The construction and operation of the two-part connector 10 illustrated in Figures 3 and 4 is identical to that already described with references to Figures 1 and 2 except that each piston 11 and 22 supports a respective electrical contact 38 and 39 via insulating sleeves 40 and 41, the electrical contacts 38 and 39 being conductively connected to respective electrical conductors 42 and 43. The contact 38 and 39, sleeves 40 and 41 and conductors 42 and 43 are positioned with clearance within the fluid lines 35 and 36.

In this manner the fluid pressure is used as before to provide a primary metal-to-metal seal 37 between the mating surfaces 12 and 23 of the pistons 11 and 22 which also serve to align and interconnect the electrical contacts 38 and 39 as shown in Figure 4.

The two-part connector illustrated in Figures 5 and 6 is also an electrical connector and differs from that already described with reference to Figure 3 and 4 only so far as the electrical contacts 38 and 39 have been replaced by respective inductive couplings 44 and 45.
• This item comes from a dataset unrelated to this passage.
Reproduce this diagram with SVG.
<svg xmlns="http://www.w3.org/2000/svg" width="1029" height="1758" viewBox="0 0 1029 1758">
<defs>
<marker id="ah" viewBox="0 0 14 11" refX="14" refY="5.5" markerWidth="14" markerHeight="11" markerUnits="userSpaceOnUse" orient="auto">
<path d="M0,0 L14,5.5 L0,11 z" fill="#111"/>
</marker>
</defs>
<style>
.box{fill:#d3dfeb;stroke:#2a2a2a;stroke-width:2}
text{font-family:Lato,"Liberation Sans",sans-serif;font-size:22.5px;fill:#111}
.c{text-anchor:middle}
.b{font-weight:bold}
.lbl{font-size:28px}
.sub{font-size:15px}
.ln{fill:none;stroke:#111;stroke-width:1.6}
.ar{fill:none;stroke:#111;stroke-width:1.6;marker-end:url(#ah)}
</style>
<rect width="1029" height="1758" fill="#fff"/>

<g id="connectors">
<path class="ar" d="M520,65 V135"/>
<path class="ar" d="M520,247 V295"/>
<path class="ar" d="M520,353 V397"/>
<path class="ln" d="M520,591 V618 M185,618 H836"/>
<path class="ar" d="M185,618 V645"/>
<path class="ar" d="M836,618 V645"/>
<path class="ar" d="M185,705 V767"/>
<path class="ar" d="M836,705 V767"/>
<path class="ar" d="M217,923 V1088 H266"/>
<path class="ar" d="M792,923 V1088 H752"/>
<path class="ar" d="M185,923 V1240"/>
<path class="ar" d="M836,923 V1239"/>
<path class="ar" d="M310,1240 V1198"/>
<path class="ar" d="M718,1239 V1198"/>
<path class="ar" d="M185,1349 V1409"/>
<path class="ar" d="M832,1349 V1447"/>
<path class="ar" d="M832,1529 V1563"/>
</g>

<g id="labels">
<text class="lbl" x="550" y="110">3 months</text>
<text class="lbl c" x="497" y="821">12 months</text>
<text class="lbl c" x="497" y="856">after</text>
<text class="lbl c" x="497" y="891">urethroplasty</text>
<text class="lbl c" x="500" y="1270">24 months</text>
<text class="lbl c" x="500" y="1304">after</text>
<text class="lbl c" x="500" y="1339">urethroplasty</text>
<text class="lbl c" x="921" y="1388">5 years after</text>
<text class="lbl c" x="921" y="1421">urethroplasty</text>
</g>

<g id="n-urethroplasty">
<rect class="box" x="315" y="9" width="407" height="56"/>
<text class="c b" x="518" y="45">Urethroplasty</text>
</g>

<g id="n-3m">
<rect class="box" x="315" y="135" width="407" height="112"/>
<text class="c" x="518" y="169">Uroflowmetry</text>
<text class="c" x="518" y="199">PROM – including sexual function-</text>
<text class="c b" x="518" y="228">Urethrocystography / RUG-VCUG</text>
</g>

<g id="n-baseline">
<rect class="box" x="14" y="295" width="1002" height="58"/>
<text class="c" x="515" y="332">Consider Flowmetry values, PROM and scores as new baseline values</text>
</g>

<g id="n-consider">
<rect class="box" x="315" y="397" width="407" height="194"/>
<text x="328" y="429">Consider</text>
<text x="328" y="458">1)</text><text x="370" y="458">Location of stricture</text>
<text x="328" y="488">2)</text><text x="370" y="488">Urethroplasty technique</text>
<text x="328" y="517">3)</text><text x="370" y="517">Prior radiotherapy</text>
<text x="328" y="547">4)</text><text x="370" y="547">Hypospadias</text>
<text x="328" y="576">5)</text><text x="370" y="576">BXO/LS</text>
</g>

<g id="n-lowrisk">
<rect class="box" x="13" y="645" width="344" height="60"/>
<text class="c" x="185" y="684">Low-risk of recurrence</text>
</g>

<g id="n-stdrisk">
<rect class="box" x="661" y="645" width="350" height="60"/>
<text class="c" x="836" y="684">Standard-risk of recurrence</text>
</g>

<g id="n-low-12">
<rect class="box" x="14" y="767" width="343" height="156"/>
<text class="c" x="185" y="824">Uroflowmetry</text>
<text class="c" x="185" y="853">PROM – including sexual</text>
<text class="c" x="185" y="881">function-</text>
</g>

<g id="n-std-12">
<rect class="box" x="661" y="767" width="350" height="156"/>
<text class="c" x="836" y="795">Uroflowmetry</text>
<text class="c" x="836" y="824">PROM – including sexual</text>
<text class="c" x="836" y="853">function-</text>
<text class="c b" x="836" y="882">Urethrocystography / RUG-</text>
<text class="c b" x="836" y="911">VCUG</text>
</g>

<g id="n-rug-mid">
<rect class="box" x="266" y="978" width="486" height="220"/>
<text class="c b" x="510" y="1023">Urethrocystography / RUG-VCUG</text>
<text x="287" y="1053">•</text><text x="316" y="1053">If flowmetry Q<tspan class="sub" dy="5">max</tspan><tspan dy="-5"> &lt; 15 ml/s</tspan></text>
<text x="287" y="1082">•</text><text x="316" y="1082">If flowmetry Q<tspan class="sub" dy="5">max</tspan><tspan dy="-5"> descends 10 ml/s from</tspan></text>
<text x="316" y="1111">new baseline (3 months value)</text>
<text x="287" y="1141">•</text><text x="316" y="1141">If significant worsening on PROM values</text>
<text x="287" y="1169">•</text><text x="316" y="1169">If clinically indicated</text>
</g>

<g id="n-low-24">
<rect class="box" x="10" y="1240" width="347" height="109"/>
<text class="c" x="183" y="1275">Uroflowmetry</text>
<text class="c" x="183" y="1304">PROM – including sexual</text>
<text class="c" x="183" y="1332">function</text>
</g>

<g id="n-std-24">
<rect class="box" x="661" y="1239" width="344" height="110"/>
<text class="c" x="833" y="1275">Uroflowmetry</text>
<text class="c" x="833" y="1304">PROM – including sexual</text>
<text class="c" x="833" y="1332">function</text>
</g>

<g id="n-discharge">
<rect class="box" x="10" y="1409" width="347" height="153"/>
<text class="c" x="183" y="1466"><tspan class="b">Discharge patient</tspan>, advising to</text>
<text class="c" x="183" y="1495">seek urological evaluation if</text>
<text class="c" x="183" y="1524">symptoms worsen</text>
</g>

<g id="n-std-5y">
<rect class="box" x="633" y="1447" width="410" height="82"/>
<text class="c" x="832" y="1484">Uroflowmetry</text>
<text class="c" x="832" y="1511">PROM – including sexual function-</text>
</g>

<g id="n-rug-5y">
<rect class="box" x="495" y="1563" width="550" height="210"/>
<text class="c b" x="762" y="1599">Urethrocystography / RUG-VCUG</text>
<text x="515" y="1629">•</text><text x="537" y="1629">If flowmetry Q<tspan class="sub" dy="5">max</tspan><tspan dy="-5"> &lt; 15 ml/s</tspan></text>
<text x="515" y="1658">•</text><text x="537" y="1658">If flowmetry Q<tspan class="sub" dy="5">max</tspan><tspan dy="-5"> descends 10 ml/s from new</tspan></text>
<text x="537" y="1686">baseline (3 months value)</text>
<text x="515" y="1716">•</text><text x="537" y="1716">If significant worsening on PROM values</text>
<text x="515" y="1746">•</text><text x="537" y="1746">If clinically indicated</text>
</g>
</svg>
The construction and operation of the two-part connector illustrated in Figure 7 and 8 is identical to that already described with reference to Figures 1 and 2 except that each piston 11 and 22 supports a respective optical fibre. 46,47 each having terminating polished ends 48 and 49, the optical fibre 46,47 being sheathed, as indicated at 50 and 51. As before, the fluid pressure in the lines 35 and 36 is used to provide a primary metal-to-metal seal 37 between the mating surfaces 12,22 of the pistons 12 and 23, and also to hold the polished ends 48 and 49 of the optical fibres 46 and 47 together in correct alignment.